■ GIVEN PROBLEM ■
Restate the lines word for word, from the first line of the records through the line containing "Élimination des reflets\\[-1pt]". Leave out the pictures and anything after that line.

■ DATA PROVIDED ■
★ ★ ★

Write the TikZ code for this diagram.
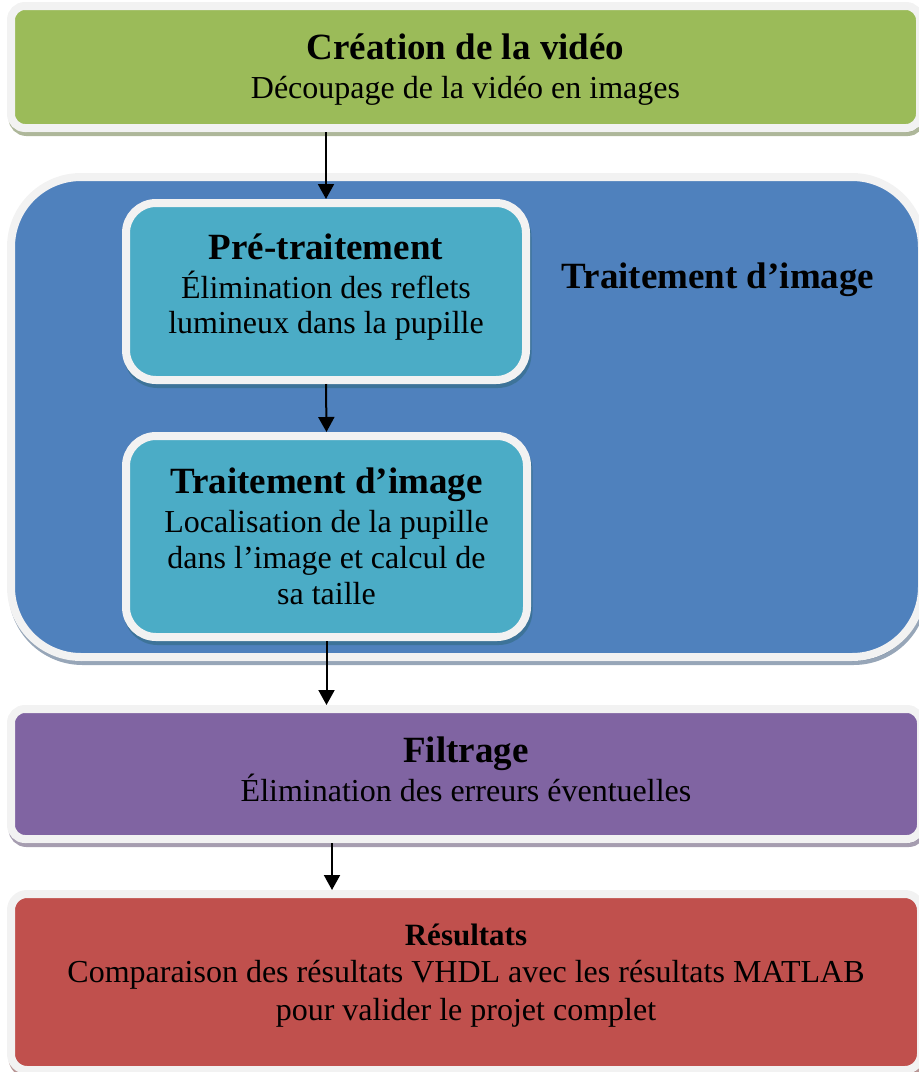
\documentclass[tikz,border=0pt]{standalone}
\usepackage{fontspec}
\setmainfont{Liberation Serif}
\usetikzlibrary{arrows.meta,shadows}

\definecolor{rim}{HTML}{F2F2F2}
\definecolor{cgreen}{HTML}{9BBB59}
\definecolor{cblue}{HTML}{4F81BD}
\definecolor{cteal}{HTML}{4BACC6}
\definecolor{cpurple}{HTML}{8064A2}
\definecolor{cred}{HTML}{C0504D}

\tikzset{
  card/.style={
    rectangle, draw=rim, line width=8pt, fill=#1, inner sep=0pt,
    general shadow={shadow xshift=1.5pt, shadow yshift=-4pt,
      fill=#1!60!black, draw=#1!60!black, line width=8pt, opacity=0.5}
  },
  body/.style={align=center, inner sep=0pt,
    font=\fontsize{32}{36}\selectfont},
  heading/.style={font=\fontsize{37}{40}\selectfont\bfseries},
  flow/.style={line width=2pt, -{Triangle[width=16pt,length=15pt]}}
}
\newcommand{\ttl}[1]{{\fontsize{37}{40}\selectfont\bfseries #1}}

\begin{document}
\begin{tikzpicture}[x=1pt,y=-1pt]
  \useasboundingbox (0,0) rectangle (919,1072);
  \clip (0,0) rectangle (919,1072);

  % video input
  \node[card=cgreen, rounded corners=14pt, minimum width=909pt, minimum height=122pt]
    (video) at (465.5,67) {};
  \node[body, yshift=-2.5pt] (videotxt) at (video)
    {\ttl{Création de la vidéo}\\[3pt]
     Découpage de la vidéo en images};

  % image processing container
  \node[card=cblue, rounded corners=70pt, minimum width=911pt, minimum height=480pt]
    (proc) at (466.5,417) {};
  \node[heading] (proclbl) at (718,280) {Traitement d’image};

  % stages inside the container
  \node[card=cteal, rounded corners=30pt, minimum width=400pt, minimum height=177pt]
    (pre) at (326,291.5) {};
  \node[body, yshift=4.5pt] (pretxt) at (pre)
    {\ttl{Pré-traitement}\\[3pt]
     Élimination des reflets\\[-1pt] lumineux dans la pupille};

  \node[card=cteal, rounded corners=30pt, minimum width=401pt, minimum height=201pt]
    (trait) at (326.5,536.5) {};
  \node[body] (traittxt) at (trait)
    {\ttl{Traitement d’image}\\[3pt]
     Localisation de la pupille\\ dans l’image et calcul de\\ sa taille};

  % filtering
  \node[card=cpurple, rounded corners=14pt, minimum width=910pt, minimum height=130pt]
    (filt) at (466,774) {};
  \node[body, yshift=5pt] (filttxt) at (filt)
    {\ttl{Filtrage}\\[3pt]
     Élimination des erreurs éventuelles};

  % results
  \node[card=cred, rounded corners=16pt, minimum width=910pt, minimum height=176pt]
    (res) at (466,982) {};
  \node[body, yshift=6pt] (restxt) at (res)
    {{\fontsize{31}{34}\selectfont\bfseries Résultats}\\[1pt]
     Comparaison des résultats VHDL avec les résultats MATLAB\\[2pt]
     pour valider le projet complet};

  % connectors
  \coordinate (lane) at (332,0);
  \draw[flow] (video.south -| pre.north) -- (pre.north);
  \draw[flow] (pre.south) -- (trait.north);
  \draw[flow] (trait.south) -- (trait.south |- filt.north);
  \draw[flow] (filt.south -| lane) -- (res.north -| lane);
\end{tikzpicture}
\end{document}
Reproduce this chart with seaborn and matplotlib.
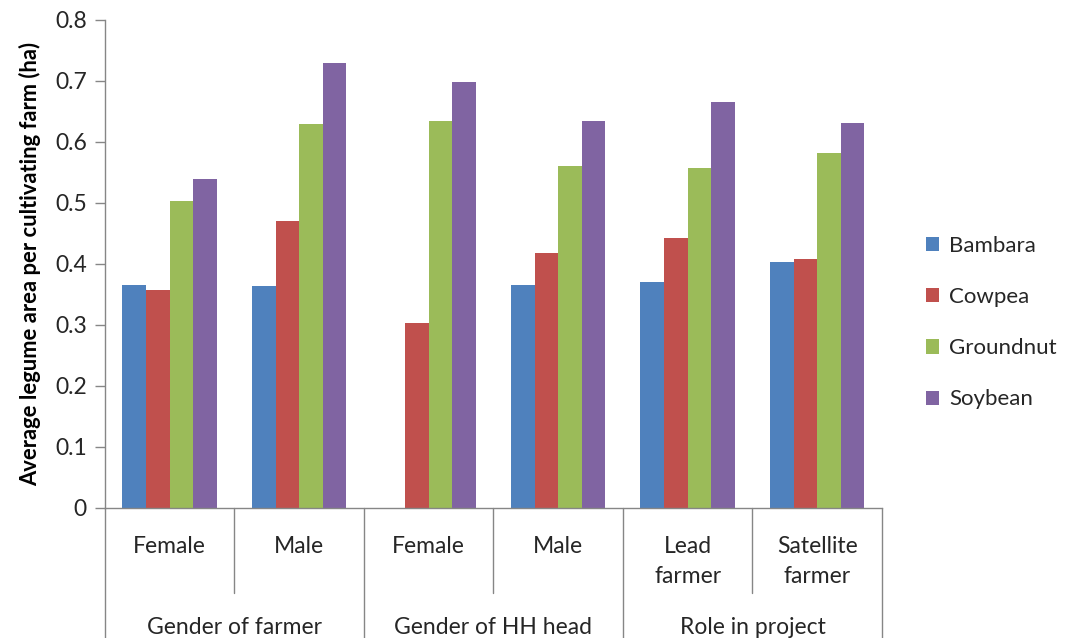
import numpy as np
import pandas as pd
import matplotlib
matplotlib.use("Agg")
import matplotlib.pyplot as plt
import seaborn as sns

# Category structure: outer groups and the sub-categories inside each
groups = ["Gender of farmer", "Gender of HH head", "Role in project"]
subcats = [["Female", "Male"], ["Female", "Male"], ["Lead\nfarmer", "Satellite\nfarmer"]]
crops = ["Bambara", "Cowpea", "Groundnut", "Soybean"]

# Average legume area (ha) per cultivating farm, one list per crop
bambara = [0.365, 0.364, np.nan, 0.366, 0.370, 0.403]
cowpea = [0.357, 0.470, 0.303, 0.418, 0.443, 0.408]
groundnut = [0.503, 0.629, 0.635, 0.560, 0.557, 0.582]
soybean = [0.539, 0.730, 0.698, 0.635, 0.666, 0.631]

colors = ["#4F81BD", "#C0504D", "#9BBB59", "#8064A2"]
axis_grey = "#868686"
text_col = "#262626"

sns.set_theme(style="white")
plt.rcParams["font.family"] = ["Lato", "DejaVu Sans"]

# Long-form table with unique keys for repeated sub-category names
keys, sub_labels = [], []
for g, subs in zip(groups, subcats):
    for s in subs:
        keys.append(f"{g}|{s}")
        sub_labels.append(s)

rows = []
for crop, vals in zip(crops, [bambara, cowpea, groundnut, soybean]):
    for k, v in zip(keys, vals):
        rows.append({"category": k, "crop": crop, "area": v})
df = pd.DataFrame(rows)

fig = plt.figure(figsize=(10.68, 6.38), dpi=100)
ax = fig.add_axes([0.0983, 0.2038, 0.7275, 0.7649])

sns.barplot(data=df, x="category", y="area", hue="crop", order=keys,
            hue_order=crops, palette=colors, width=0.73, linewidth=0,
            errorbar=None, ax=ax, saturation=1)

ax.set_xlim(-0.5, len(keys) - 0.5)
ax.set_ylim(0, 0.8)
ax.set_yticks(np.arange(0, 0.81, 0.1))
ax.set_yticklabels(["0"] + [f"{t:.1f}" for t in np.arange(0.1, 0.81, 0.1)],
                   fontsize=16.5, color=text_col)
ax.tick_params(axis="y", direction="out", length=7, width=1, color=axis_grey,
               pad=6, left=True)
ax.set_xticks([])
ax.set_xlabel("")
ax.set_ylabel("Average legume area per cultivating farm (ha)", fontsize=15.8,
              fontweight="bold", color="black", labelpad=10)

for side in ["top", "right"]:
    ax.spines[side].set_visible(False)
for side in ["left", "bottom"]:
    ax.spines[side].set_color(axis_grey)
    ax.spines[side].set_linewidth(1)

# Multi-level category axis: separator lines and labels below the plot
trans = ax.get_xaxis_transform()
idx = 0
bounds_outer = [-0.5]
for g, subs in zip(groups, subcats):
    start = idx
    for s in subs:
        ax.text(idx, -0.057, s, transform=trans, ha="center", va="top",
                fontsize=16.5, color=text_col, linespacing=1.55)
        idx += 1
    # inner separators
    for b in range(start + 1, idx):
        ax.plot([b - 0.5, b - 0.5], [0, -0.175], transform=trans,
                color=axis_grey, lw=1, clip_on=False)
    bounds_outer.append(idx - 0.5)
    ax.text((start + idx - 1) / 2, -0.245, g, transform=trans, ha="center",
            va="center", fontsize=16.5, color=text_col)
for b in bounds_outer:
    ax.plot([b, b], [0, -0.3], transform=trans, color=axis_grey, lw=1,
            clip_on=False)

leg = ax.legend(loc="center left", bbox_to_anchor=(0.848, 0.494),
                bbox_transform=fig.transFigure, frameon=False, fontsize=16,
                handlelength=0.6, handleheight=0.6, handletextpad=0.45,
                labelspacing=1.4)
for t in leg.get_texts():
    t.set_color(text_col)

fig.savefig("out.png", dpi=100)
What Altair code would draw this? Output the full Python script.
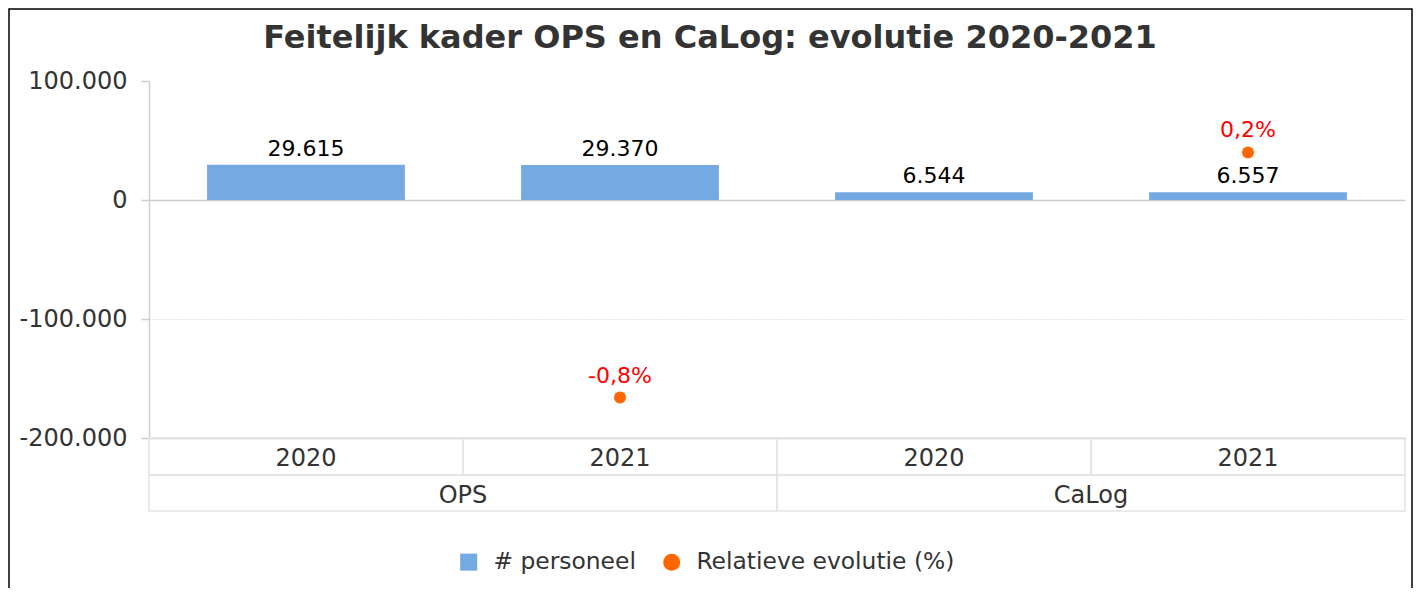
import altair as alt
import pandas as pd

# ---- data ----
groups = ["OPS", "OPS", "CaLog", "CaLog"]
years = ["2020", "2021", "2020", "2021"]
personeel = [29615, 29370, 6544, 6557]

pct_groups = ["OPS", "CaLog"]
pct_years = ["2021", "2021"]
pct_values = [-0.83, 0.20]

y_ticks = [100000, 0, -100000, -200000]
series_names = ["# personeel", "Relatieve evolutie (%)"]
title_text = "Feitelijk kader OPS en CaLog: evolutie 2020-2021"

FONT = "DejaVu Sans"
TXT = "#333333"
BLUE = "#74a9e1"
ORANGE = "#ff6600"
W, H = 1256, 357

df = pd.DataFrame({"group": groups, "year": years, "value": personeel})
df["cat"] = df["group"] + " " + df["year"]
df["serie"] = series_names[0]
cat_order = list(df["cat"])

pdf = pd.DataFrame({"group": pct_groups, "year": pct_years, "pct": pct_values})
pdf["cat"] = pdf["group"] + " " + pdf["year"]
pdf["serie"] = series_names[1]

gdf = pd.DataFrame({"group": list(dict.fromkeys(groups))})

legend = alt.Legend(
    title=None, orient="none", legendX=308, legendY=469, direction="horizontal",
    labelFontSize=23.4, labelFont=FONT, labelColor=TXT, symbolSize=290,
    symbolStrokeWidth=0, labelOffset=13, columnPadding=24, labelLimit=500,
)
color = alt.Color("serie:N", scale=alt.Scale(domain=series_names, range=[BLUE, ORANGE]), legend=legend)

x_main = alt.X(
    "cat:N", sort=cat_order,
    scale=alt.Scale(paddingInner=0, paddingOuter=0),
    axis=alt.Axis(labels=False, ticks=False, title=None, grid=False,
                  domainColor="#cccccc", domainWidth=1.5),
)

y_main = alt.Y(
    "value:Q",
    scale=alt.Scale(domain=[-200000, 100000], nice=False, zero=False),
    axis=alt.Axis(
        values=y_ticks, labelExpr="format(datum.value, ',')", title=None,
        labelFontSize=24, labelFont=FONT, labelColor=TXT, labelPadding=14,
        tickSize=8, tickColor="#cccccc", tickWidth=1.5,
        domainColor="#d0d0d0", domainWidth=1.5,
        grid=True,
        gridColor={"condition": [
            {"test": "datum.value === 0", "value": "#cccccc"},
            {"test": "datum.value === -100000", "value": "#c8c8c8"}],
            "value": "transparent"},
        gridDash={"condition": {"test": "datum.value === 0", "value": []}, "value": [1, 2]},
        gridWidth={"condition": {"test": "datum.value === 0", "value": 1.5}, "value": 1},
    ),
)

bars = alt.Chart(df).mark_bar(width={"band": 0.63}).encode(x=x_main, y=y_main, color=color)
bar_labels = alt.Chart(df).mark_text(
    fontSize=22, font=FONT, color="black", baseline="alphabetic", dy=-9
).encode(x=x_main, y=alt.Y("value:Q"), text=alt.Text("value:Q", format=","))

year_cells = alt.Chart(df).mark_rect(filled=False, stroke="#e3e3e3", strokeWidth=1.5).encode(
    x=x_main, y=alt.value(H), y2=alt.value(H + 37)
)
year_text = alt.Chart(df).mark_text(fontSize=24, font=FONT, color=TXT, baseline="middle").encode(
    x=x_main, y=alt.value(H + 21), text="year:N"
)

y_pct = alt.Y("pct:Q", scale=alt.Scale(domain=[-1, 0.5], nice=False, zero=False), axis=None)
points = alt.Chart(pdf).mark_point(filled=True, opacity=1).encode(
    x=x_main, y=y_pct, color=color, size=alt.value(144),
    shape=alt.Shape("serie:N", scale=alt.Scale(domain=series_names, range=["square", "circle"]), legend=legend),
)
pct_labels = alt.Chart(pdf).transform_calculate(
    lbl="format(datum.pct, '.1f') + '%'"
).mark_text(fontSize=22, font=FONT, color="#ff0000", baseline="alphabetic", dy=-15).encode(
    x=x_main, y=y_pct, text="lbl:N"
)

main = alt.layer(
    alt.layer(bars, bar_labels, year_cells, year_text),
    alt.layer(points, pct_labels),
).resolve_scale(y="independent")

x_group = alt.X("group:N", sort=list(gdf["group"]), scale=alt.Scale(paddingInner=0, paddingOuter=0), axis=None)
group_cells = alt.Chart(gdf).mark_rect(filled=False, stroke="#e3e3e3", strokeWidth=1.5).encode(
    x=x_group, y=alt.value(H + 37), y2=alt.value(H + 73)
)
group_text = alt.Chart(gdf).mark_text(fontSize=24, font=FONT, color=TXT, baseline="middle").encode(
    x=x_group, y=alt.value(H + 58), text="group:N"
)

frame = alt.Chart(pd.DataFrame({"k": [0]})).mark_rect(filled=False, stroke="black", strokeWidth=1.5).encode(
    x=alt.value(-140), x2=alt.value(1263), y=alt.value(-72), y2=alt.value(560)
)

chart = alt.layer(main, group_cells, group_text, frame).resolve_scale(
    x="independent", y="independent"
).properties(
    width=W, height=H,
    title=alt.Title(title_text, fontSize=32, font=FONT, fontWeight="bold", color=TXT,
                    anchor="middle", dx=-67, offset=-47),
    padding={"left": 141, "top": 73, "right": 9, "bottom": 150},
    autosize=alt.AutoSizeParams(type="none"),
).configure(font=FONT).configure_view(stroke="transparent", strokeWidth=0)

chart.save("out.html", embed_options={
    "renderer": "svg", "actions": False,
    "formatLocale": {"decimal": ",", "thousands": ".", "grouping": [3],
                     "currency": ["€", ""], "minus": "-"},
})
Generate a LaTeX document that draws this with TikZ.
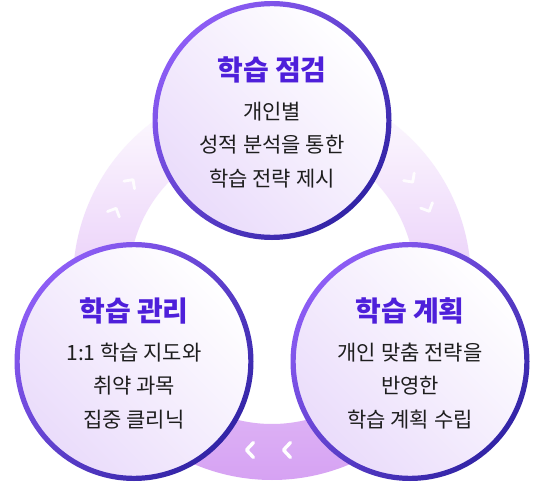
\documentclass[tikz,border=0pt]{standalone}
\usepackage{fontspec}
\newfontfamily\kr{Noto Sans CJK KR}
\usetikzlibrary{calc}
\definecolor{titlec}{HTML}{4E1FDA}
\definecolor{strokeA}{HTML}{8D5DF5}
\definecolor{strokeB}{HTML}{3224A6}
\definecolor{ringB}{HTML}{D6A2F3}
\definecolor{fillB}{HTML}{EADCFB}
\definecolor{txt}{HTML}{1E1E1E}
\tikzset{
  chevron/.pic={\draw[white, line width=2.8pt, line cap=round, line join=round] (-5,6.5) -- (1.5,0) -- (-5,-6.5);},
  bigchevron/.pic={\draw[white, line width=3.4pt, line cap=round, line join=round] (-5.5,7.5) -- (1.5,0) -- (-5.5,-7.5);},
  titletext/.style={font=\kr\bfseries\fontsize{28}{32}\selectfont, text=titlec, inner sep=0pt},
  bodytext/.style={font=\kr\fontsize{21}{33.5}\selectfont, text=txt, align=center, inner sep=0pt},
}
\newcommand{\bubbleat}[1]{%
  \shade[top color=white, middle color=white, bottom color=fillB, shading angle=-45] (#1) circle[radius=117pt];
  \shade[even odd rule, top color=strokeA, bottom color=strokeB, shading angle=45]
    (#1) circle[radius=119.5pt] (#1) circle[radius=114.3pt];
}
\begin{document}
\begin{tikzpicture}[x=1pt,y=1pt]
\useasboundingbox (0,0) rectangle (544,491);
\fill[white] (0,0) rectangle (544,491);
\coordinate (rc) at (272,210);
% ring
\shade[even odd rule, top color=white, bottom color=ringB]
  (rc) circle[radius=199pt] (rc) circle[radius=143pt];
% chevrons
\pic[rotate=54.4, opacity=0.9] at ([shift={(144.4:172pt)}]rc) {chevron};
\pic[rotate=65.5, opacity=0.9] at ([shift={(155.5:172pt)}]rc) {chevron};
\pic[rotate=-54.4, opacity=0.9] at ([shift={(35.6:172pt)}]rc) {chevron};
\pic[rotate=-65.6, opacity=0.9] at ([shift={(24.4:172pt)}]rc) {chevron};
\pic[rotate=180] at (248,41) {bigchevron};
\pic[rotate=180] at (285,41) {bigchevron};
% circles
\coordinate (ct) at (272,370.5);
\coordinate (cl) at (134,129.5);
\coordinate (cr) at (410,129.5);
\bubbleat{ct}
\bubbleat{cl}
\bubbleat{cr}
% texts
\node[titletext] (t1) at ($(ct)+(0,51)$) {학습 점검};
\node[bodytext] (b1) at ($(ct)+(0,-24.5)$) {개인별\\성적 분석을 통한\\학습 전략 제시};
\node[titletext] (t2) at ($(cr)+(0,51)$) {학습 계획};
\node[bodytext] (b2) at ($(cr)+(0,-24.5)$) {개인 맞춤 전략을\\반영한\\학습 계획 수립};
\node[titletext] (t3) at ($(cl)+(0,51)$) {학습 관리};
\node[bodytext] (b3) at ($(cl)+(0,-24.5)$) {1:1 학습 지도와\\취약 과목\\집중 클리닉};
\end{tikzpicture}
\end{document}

★ ★ ★

■ EXERCISE ANSWER ■
Write the TikZ code for this diagram.
\documentclass[tikz,border=0pt]{standalone}
\usepackage{fontspec}
\setmainfont{Liberation Serif}
\usetikzlibrary{arrows.meta,shadows}

\definecolor{rim}{HTML}{F2F2F2}
\definecolor{cgreen}{HTML}{9BBB59}
\definecolor{cblue}{HTML}{4F81BD}
\definecolor{cteal}{HTML}{4BACC6}
\definecolor{cpurple}{HTML}{8064A2}
\definecolor{cred}{HTML}{C0504D}

\tikzset{
  card/.style={
    rectangle, draw=rim, line width=8pt, fill=#1, inner sep=0pt,
    general shadow={shadow xshift=1.5pt, shadow yshift=-4pt,
      fill=#1!60!black, draw=#1!60!black, line width=8pt, opacity=0.5}
  },
  body/.style={align=center, inner sep=0pt,
    font=\fontsize{32}{36}\selectfont},
  heading/.style={font=\fontsize{37}{40}\selectfont\bfseries},
  flow/.style={line width=2pt, -{Triangle[width=16pt,length=15pt]}}
}
\newcommand{\ttl}[1]{{\fontsize{37}{40}\selectfont\bfseries #1}}

\begin{document}
\begin{tikzpicture}[x=1pt,y=-1pt]
  \useasboundingbox (0,0) rectangle (919,1072);
  \clip (0,0) rectangle (919,1072);

  % video input
  \node[card=cgreen, rounded corners=14pt, minimum width=909pt, minimum height=122pt]
    (video) at (465.5,67) {};
  \node[body, yshift=-2.5pt] (videotxt) at (video)
    {\ttl{Création de la vidéo}\\[3pt]
     Découpage de la vidéo en images};

  % image processing container
  \node[card=cblue, rounded corners=70pt, minimum width=911pt, minimum height=480pt]
    (proc) at (466.5,417) {};
  \node[heading] (proclbl) at (718,280) {Traitement d’image};

  % stages inside the container
  \node[card=cteal, rounded corners=30pt, minimum width=400pt, minimum height=177pt]
    (pre) at (326,291.5) {};
  \node[body, yshift=4.5pt] (pretxt) at (pre)
    {\ttl{Pré-traitement}\\[3pt]
     Élimination des reflets\\[-1pt] lumineux dans la pupille};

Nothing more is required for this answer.